Inspired words for an inspiring woman: From Beverly's memorial service in Buffalo

The memorial service in Stamford on February 21 helped Beverly's relatives and friends remember and celebrate a life beautifully lived, with the help of soulfully performed music and heartfelt words. Now everyone can be carried by the inspired words spoken by some of Beverly's relatives, with full texts appearing on the family's memorial web site.

Beverly's sister, Margot, wrote "Strong Woman," a sparkling and warm poem showing Beverly's many sides, her many endeavors and accomplishments through the years. Here is the first verse.
My little girl sister
could out bike, out dodge ball, and out hide and seek the
neighborhood gang,
fort building, tree climbing, cowboy hat and Cisco Kidding,
mouseketeering, red wagoneering
jump roping, hop scotching,
Playground pal, was my little girl sister.
Ray Eckert, Beverly's brother, read a  passage written by Martin Luther King, Jr.
If a man or a woman happens to be 36 years old, as I happen to be,
and some great truth stands before the door of their life,
some great opportunity to stand up for what is right and that which is just,
and he or she refuses to stand up because of a desire to live a little longer,
or he or she is afraid to lose a job.
They may go on and live to be 80,
and the cessation of breathing in their life
is merely the belated announcement of an earlier death of the spirit.
We die when we refuse to stand up for that which is right.
We die when we refuse to take a stand for that which is true.
So we are going to stand up right here,
Letting the world know we are determined to be free.
The eulogy was delivered by Bill Bourque, Beverly's brother-in-law. For family members, it reminded them of happier times, before the day that horribly changed her life. And for those of us who only knew the "activist Beverly," the tales of outings and projects and loving family connections made us smile and realize there was so much more to Beverly's life than trips to Washington, vigils and interviews.
When she first met Sean, Sean's younger brother Ben asked Sean to "make her go away". Since this was 40 plus years ago and Ben was only four at the time, we have not held this against him. Fortunately, Beverly didn’t go away. If there is anything that best describes her, it is loyalty to family and friends. She loved her nieces and nephews as if they were her own children. She followed their successes and their struggles and talked about them often. She broadened our children’s horizons with trips to New York City and Boston; to Thanksgiving Day parades and the Freedom Trail. ..to Faneuil Hall and to Central Park. We all knew that if you visited Beverly and Sean you better get a good night's sleep. You would be up early. No sitting around. A long, strenuous day was ahead. But we had fun... great fun.

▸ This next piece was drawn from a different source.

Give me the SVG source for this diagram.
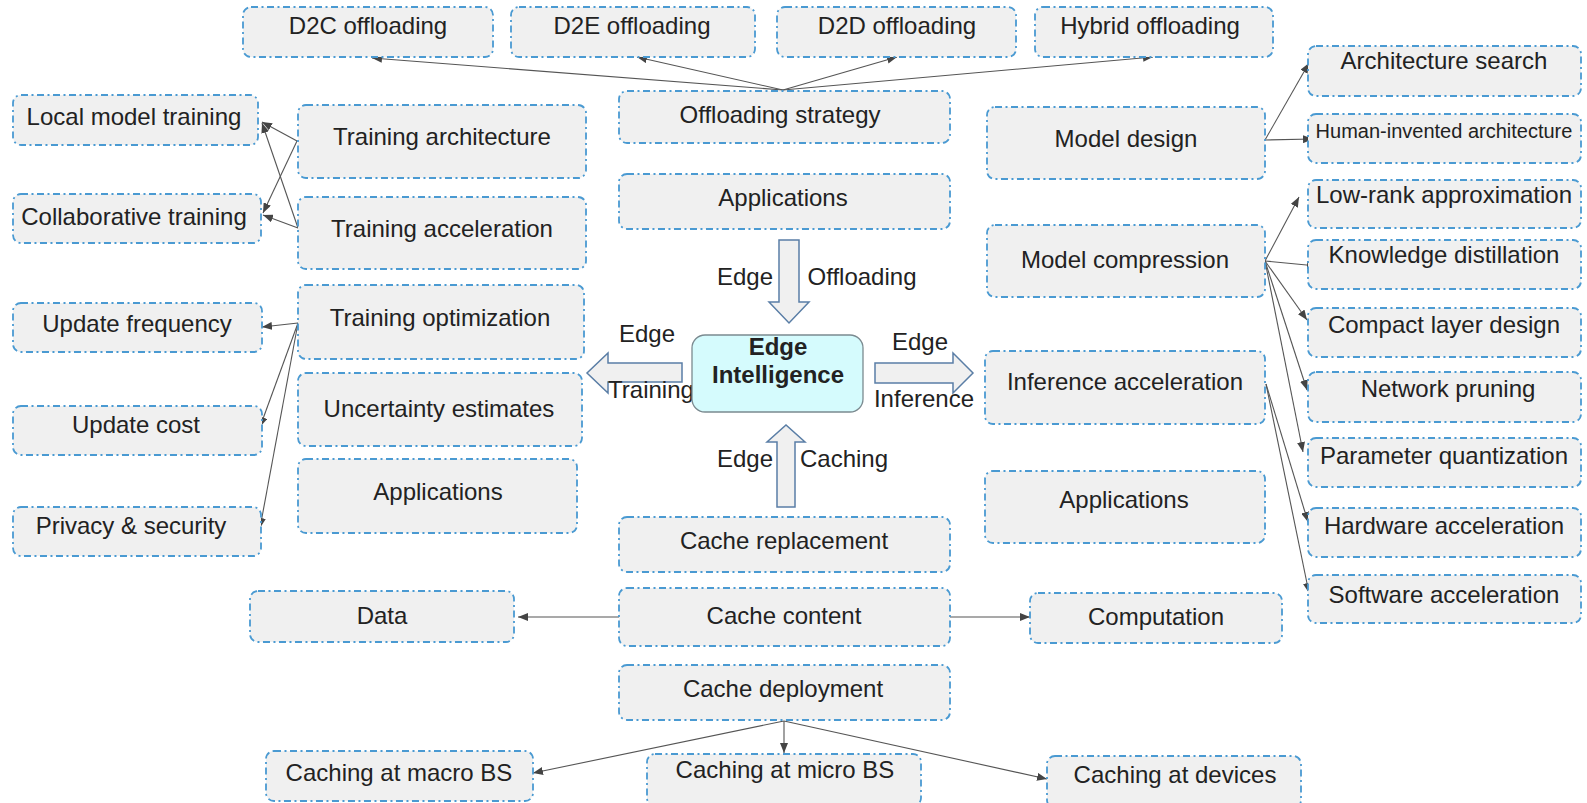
<svg xmlns="http://www.w3.org/2000/svg" width="1587" height="803" viewBox="0 0 1587 803">
<style>
.n rect{fill:#f0f0f0;stroke:#4a9ad2;stroke-width:1.8;stroke-dasharray:7 3.5 2 3.5}
text{font-family:"Liberation Sans",Arial,Helvetica,sans-serif;font-size:24px;fill:#222;text-anchor:middle}
.s{font-size:20px}
.b{font-weight:bold}
.c line{stroke:#555;stroke-width:1.1;marker-end:url(#ah)}
.blk{fill:#f0f0f0;stroke:#5a7ea6;stroke-width:1.5}
</style>
<defs>
<marker id="ah" markerUnits="userSpaceOnUse" markerWidth="10" markerHeight="8" refX="10" refY="4" orient="auto">
<path d="M0,0 L10,4 L0,8 z" fill="#444"/>
</marker>
</defs>
<rect width="1587" height="803" fill="#fff"/>

<g id="connectors" class="c">
<line x1="783" y1="90" x2="372" y2="58"/>
<line x1="783" y1="90" x2="637" y2="57"/>
<line x1="783" y1="90" x2="897" y2="57"/>
<line x1="783" y1="90" x2="1153" y2="57"/>
<line x1="297" y1="141" x2="262" y2="122"/>
<line x1="297" y1="141" x2="263" y2="213"/>
<line x1="298" y1="228" x2="262" y2="123"/>
<line x1="298" y1="228" x2="263" y2="215"/>
<line x1="298" y1="323" x2="262" y2="327"/>
<line x1="298" y1="323" x2="260" y2="427"/>
<line x1="298" y1="323" x2="260" y2="528"/>
<line x1="1265" y1="140" x2="1309" y2="63"/>
<line x1="1265" y1="140" x2="1313" y2="139"/>
<line x1="1265" y1="261" x2="1299" y2="197"/>
<line x1="1265" y1="261" x2="1317" y2="266"/>
<line x1="1265" y1="261" x2="1307" y2="320"/>
<line x1="1265" y1="261" x2="1307" y2="390"/>
<line x1="1265" y1="261" x2="1303" y2="452"/>
<line x1="1266" y1="384" x2="1308" y2="522"/>
<line x1="1266" y1="384" x2="1309" y2="593"/>
<line x1="619" y1="617" x2="518" y2="617"/>
<line x1="950" y1="617" x2="1030" y2="617"/>
<line x1="784" y1="721" x2="533" y2="773"/>
<line x1="784" y1="721" x2="784" y2="753"/>
<line x1="784" y1="721" x2="1047" y2="779"/>
</g>

<g id="d2c" class="n"><rect x="243" y="7" width="250" height="50" rx="8"/><text x="368" y="34">D2C offloading</text></g>
<g id="d2e" class="n"><rect x="511" y="7" width="244" height="50" rx="8"/><text x="632" y="34">D2E offloading</text></g>
<g id="d2d" class="n"><rect x="777" y="7" width="239" height="50" rx="8"/><text x="897" y="34">D2D offloading</text></g>
<g id="hybrid" class="n"><rect x="1035" y="7" width="238" height="50" rx="8"/><text x="1150" y="34">Hybrid offloading</text></g>

<g id="offloading-strategy" class="n"><rect x="619" y="91" width="331" height="52" rx="8"/><text x="780" y="123">Offloading strategy</text></g>
<g id="applications-top" class="n"><rect x="619" y="174" width="331" height="55" rx="8"/><text x="783" y="206">Applications</text></g>

<g id="local-model-training" class="n"><rect x="13" y="95" width="245" height="50" rx="8"/><text x="134" y="125">Local model training</text></g>
<g id="collaborative-training" class="n"><rect x="13" y="194" width="248" height="49" rx="8"/><text x="134" y="225">Collaborative training</text></g>
<g id="training-architecture" class="n"><rect x="298" y="105" width="288" height="73" rx="8"/><text x="442" y="145">Training architecture</text></g>
<g id="training-acceleration" class="n"><rect x="298" y="197" width="288" height="72" rx="8"/><text x="442" y="237">Training acceleration</text></g>
<g id="training-optimization" class="n"><rect x="298" y="285" width="286" height="74" rx="8"/><text x="440" y="326">Training optimization</text></g>
<g id="uncertainty-estimates" class="n"><rect x="298" y="373" width="284" height="73" rx="8"/><text x="439" y="417">Uncertainty estimates</text></g>
<g id="applications-left" class="n"><rect x="298" y="459" width="279" height="74" rx="8"/><text x="438" y="500">Applications</text></g>
<g id="update-frequency" class="n"><rect x="13" y="303" width="249" height="49" rx="8"/><text x="137" y="332">Update frequency</text></g>
<g id="update-cost" class="n"><rect x="13" y="406" width="249" height="49" rx="8"/><text x="136" y="433">Update cost</text></g>
<g id="privacy-security" class="n"><rect x="13" y="507" width="248" height="49" rx="8"/><text x="131" y="534">Privacy &amp; security</text></g>

<g id="model-design" class="n"><rect x="987" y="107" width="278" height="72" rx="8"/><text x="1126" y="147">Model design</text></g>
<g id="model-compression" class="n"><rect x="987" y="225" width="278" height="72" rx="8"/><text x="1125" y="268">Model compression</text></g>
<g id="inference-acceleration" class="n"><rect x="985" y="351" width="280" height="73" rx="8"/><text x="1125" y="390">Inference acceleration</text></g>
<g id="applications-right" class="n"><rect x="985" y="471" width="280" height="72" rx="8"/><text x="1124" y="508">Applications</text></g>

<g id="architecture-search" class="n"><rect x="1308" y="46" width="273" height="50" rx="8"/><text x="1444" y="69">Architecture search</text></g>
<g id="human-invented" class="n"><rect x="1308" y="114" width="273" height="49" rx="8"/><text class="s" x="1444" y="138">Human-invented architecture</text></g>
<g id="low-rank" class="n"><rect x="1308" y="180" width="273" height="48" rx="8"/><text x="1444" y="203">Low-rank approximation</text></g>
<g id="knowledge-distillation" class="n"><rect x="1308" y="240" width="273" height="49" rx="8"/><text x="1444" y="263">Knowledge distillation</text></g>
<g id="compact-layer" class="n"><rect x="1308" y="308" width="273" height="49" rx="8"/><text x="1444" y="333">Compact layer design</text></g>
<g id="network-pruning" class="n"><rect x="1308" y="372" width="273" height="50" rx="8"/><text x="1448" y="397">Network pruning</text></g>
<g id="parameter-quantization" class="n"><rect x="1308" y="438" width="273" height="49" rx="8"/><text x="1444" y="464">Parameter quantization</text></g>
<g id="hardware-acceleration" class="n"><rect x="1308" y="508" width="273" height="49" rx="8"/><text x="1444" y="534">Hardware acceleration</text></g>
<g id="software-acceleration" class="n"><rect x="1308" y="575" width="273" height="48" rx="8"/><text x="1444" y="603">Software acceleration</text></g>

<g id="cache-replacement" class="n"><rect x="619" y="517" width="331" height="55" rx="8"/><text x="784" y="549">Cache replacement</text></g>
<g id="cache-content" class="n"><rect x="619" y="588" width="331" height="58" rx="8"/><text x="784" y="624">Cache content</text></g>
<g id="cache-deployment" class="n"><rect x="619" y="665" width="331" height="55" rx="8"/><text x="783" y="697">Cache deployment</text></g>
<g id="data" class="n"><rect x="250" y="591" width="264" height="51" rx="8"/><text x="382" y="624">Data</text></g>
<g id="computation" class="n"><rect x="1030" y="593" width="252" height="50" rx="8"/><text x="1156" y="625">Computation</text></g>
<g id="macro-bs" class="n"><rect x="266" y="751" width="267" height="50" rx="8"/><text x="399" y="781">Caching at macro BS</text></g>
<g id="micro-bs" class="n"><rect x="647" y="754" width="274" height="52" rx="8"/><text x="785" y="778">Caching at micro BS</text></g>
<g id="devices" class="n"><rect x="1047" y="756" width="254" height="52" rx="8"/><text x="1175" y="783">Caching at devices</text></g>

<g id="edge-offloading">
<polygon class="blk" points="779,240 799,240 799,302 809,302 789,323 769,302 779,302"/>
<text x="745" y="285">Edge</text><text x="862" y="285">Offloading</text>
</g>
<g id="edge-caching">
<polygon class="blk" points="777,507 795,507 795,442 805,442 786,425 767,442 777,442"/>
<text x="745" y="467">Edge</text><text x="844" y="467">Caching</text>
</g>
<g id="edge-training">
<polygon class="blk" points="682,363 682,382 608,382 608,393 587,373 608,353 608,363"/>
<text x="647" y="342">Edge</text><text x="651" y="398">Training</text>
</g>
<g id="edge-inference">
<polygon class="blk" points="875,363 953,363 953,353 973,373 953,393 953,383 875,383"/>
<text x="920" y="350">Edge</text><text x="924" y="407">Inference</text>
</g>

<g id="edge-intelligence">
<rect x="692" y="335" width="171" height="77" rx="13" fill="#d5fbfd" stroke="#7b8a90" stroke-width="1.3"/>
<text class="b" x="778" y="355">Edge</text>
<text class="b" x="778" y="383">Intelligence</text>
</g>
</svg>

A unanimous House resolves: The US will be "forever grateful" for Beverly's service

The House of Representatives yesterday voted 419 to 0 to approve Resolution 201 to recognize the service of Beverly Eckert to the nation, and in particular to survivors and families of victims of the 9/11 attacks. (Twelve House members did not vote on the resolution.)

"We have lost an inspiring and tenacious woman in Beverly," said Rep. Louise Slaughter, D-NY, the resolution's sponsor. "We must continue to honor her memory and her accomplishment, and carry on her mission."

The resolution noted that Beverly "was instrumental in the development and growth" of Voices of September 11th, which she co-founded with Mary Fetchet. The two women were co-chairs of the group until about early 2003, when Beverly resigned her leadership position.  "Voices" has thousands of members, and provides information, support and advocacy for 9/11 survivors and families of the victims. "Beverly Eckert worked admirably with the 110th Congress," the resolution continues, "and was a key proponent in the final passage of the 'Implementing the 9/11 Commission Recommendations Act of 2007.'" 

The text of the resolution appears in the Connecticut Post article by Peter Urban.